May 18, 2006

a profound forgetting

A quote from God's Choice, by George Weigel:

...Pope Benedict XVI diagnosed that malady that has sapped Europe's spiritual energies and human strength a long time ago. It is a sickness in the order of ideas and values, a sickness caused by a profound forgetting. One can call that forgetting relativism in regard to morals; one can call it skepticism, bordering on irrationalism, about the human capacity to know things; one can think of it as a more generalized nihilism, in which the very mystery of being has soured.

Whatever the nomenclature, however, the disease remains a matter of amnesia: a deliberate willful forgetting of the truth that the human person "does not himself
invent morality on the basis of calculations of expediency, but rather finds it already present in the essence of things." Today's European crisis, Joseph Ratzinger once wrote, is the result of this great forgetting....

"A great forgetting" seems about right to me.

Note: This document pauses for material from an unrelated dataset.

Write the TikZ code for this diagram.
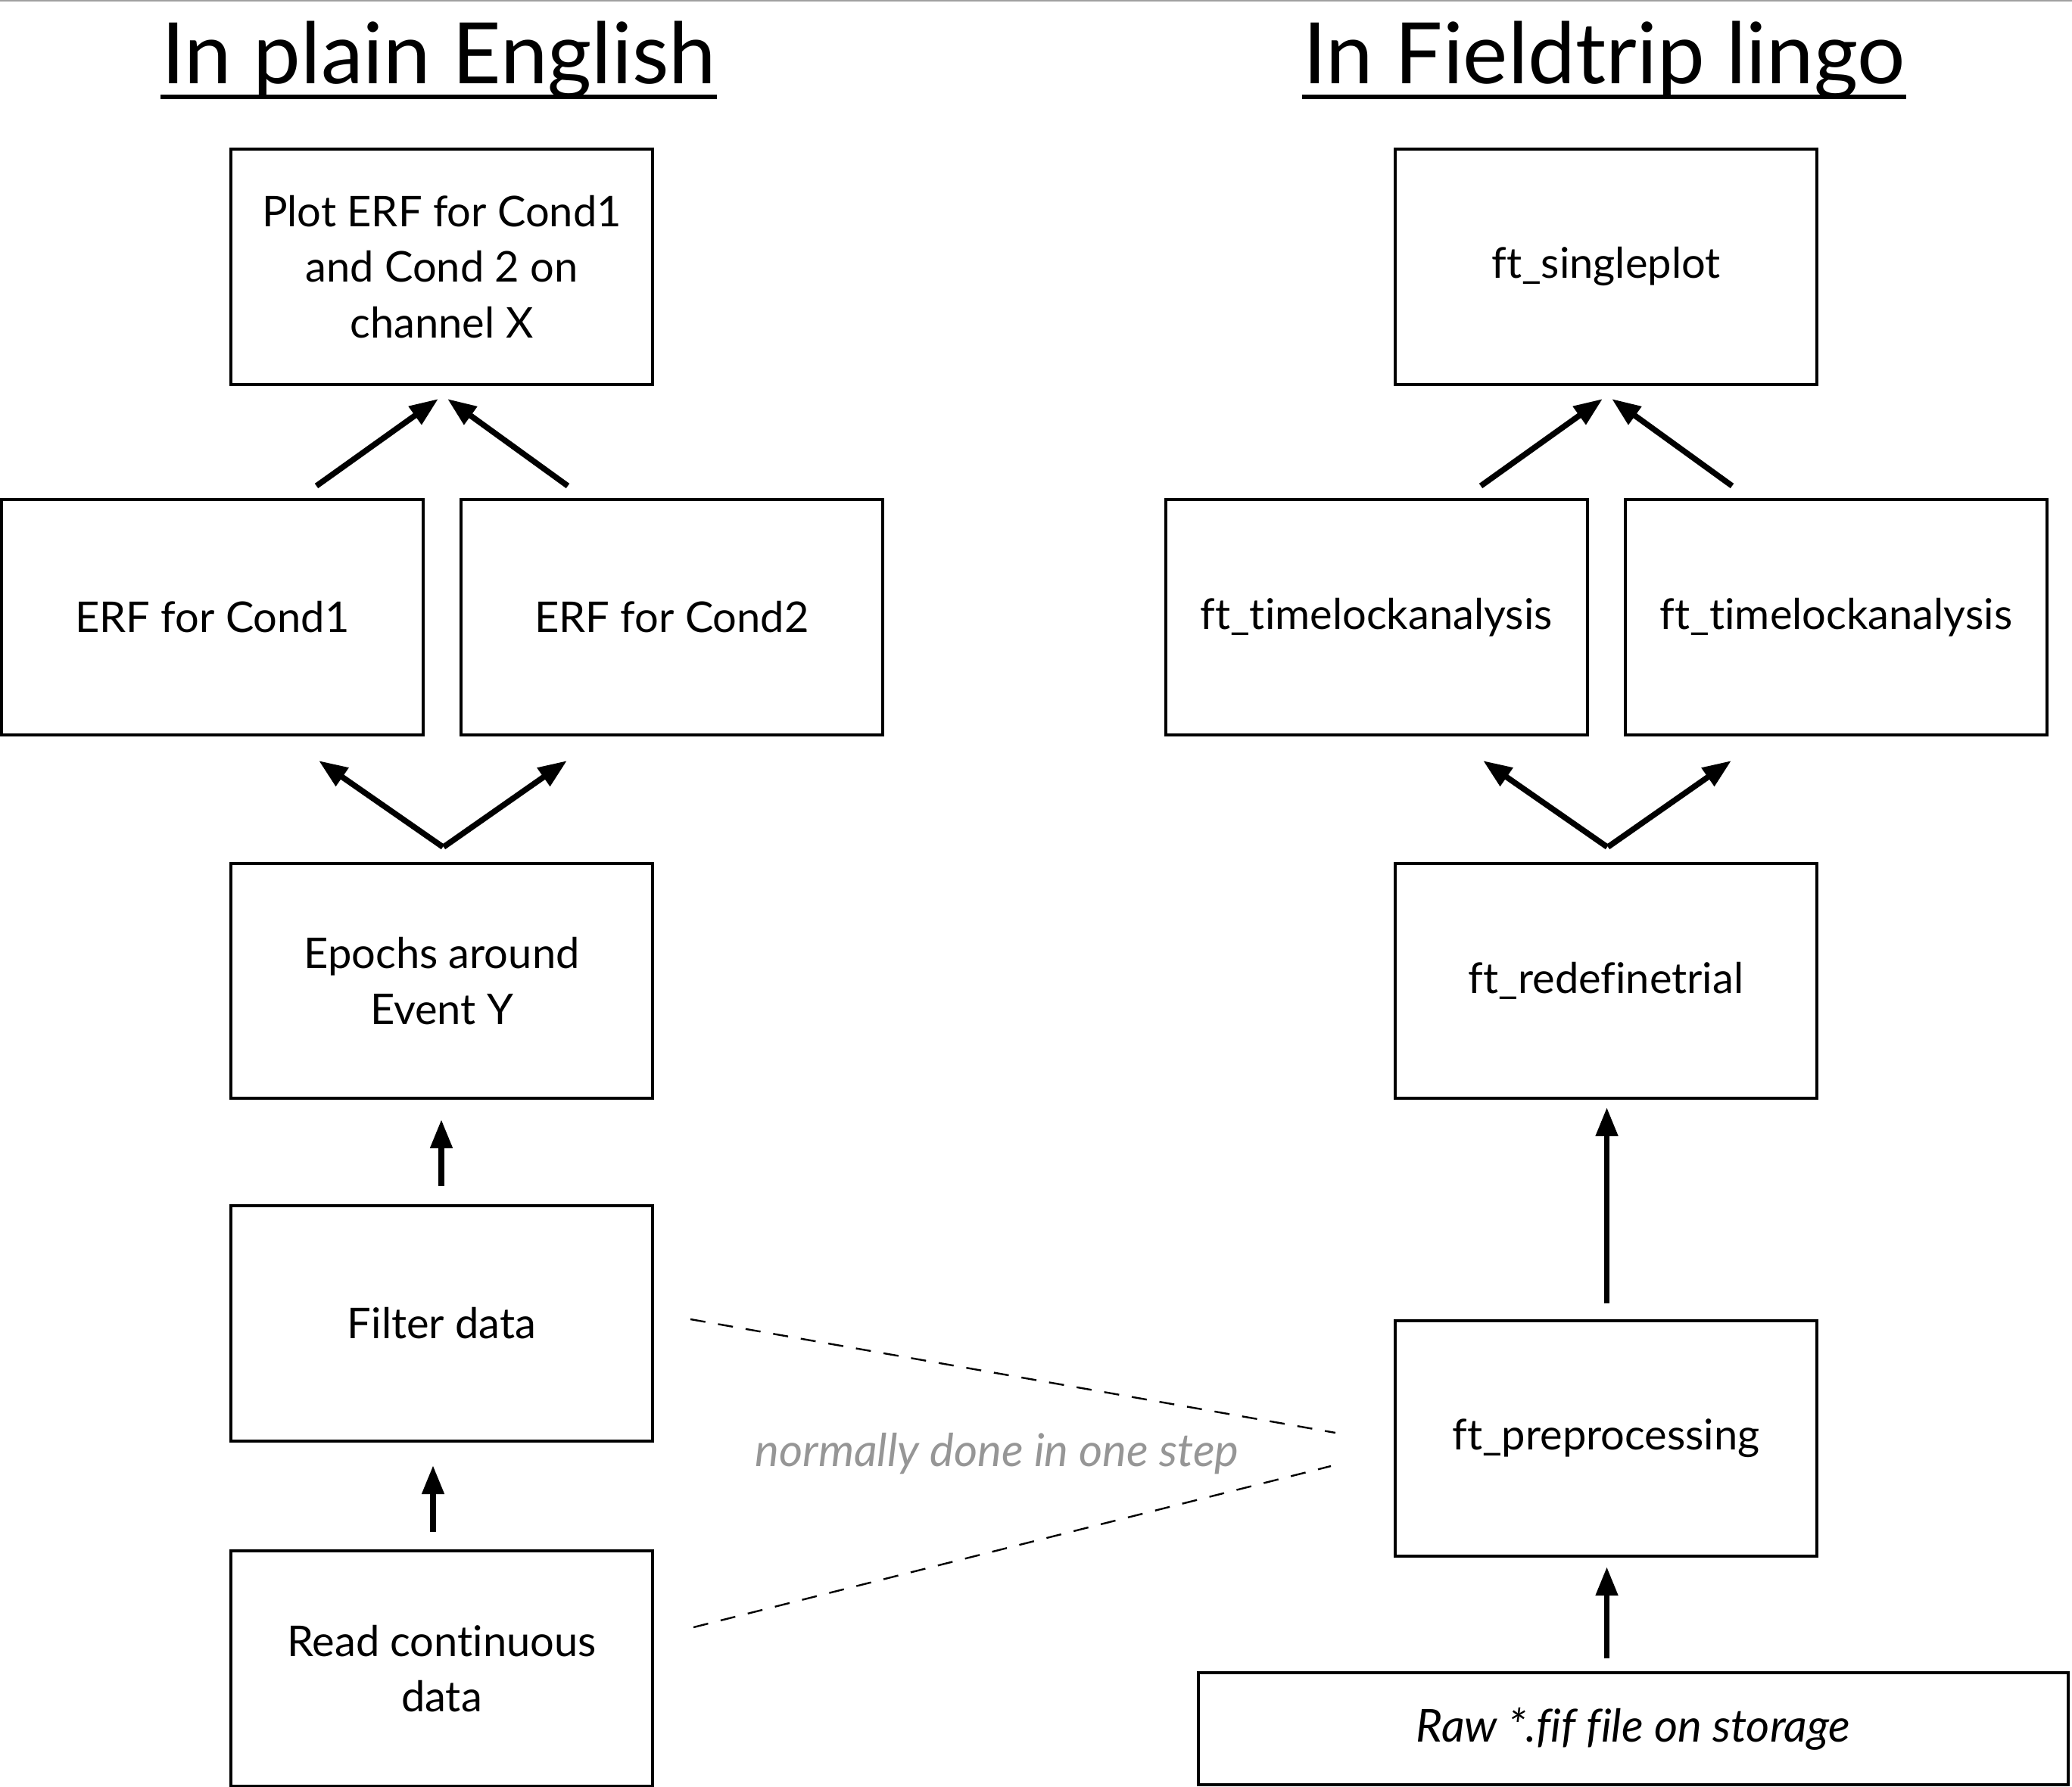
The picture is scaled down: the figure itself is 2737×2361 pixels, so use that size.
\documentclass[tikz,border=0pt]{standalone}
\usepackage{fontspec}
\setmainfont{Lato}[Ligatures={NoCommon,NoRare,NoContextual}]
\usetikzlibrary{arrows.meta}
\definecolor{notegray}{RGB}{150,150,150}
\definecolor{topgray}{RGB}{160,160,160}
\begin{document}
\begin{tikzpicture}[x=0.25pt,y=-0.25pt,
  box/.style={draw,line width=1pt,minimum width=139.25pt,minimum height=77.6pt,inner sep=0pt,align=center,font=\fontsize{14}{18.3}\selectfont},
  flow/.style={line width=1.9pt,-{Triangle[length=9.5pt,width=7pt]}},
  title/.style={anchor=base,inner sep=0pt,font=\fontsize{28}{32}\selectfont},
  uline/.style={line width=1.5pt},
  link/.style={line width=0.6pt,dash pattern=on 5pt off 4.25pt},
  note/.style={text=notegray,font=\fontsize{15}{18}\selectfont\itshape}]
\useasboundingbox (0,0) rectangle (2737,2361);
\fill[white] (0,0) rectangle (2737,2361);
\draw[topgray,line width=0.5pt] (0,1) -- (2737,1);
% titles
\node[title] (tl) at (579.5,111) {In plain English};
\node[title] (tr) at (2119,111) {In Fieldtrip lingo};
\draw[uline] ([yshift=-4.25pt]tl.base west) -- ([yshift=-4.25pt]tl.base east);
\draw[uline] ([yshift=-4.25pt]tr.base west) -- ([yshift=-4.25pt]tr.base east);
% left column
\node[box] (plot) at (583.5,352.5) {Plot ERF for Cond1\\and Cond 2 on\\channel X};
\node[box] (c1) at (280.5,815.5) {ERF for Cond1};
\node[box] (c2) at (887.5,815.5) {ERF for Cond2};
\node[box] (ep) at (583.5,1296) {Epochs around\\Event Y};
\node[box] (fi) at (583.5,1748.5) {Filter data};
\node[box] (rd) at (583.5,2204.5) {Read continuous\\data};
% right column
\node[box] (sp) at (2121.5,352.5) {ft\_singleplot};
\node[box] (t1) at (1818,815.5) {ft\_timelockanalysis};
\node[box] (t2) at (2425.5,815.5) {ft\_timelockanalysis};
\node[box] (rt) at (2121.5,1296) {ft\_redefinetrial};
\node[box] (pp) at (2121.5,1900.5) {ft\_preprocessing};
\node[box,minimum width=287.25pt,minimum height=37pt,font=\fontsize{15}{18}\selectfont\itshape] (raw) at (2157.5,2284) {Raw *.fif file on storage};
% arrow coordinates
\coordinate (a1s) at (418,642);  \coordinate (a1e) at (579,527);
\coordinate (a2s) at (750,642);  \coordinate (a2e) at (591,527);
\coordinate (a3s) at (585,1119); \coordinate (a3e) at (421,1005);
\coordinate (a4s) at (586,1119); \coordinate (a4e) at (749,1005);
\coordinate (a5s) at (583,1567); \coordinate (a5e) at (583,1479);
\coordinate (a6s) at (572,2024); \coordinate (a6e) at (572,1936);
\coordinate (b1s) at (1956,642);  \coordinate (b1e) at (2117,527);
\coordinate (b2s) at (2288,642);  \coordinate (b2e) at (2129,527);
\coordinate (b3s) at (2123,1119); \coordinate (b3e) at (1959,1005);
\coordinate (b4s) at (2124,1119); \coordinate (b4e) at (2287,1005);
\coordinate (b5s) at (2122.5,1722); \coordinate (b5e) at (2122.5,1463);
\coordinate (b6s) at (2122.5,2191); \coordinate (b6e) at (2122.5,2070);
\foreach \p in {a1,a2,a3,a4,a5,a6,b1,b2,b3,b4,b5,b6}
  \draw[flow] (\p s) -- (\p e);
% dashed links
\coordinate (d1s) at (912,1743);  \coordinate (d1e) at (1764,1893);
\coordinate (d2s) at (916,2150);  \coordinate (d2e) at (1758,1937);
\draw[link] (d1s) -- (d1e);
\draw[link] (d2s) -- (d2e);
\node[note,anchor=base] (nt) at (1317,1937) {normally done in one step};
\end{tikzpicture}
\end{document}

And "finding" morality already present in the essence of things...How can that happen? How do you do it? Maybe it's analogous to pathfinding through a dense jungly wilderness, rarely seeing a clear way, but always keeping the general direction in mind. Our ancestors worked on it for a thousand generations, struggling, praying, moving forward. They learned painful lessons and slowly scraped together wisdom...and now we just forget.

"...the very mystery of being has soured." That's near the heart of it. That's something too subtle to analyze, and yet we see it all the time.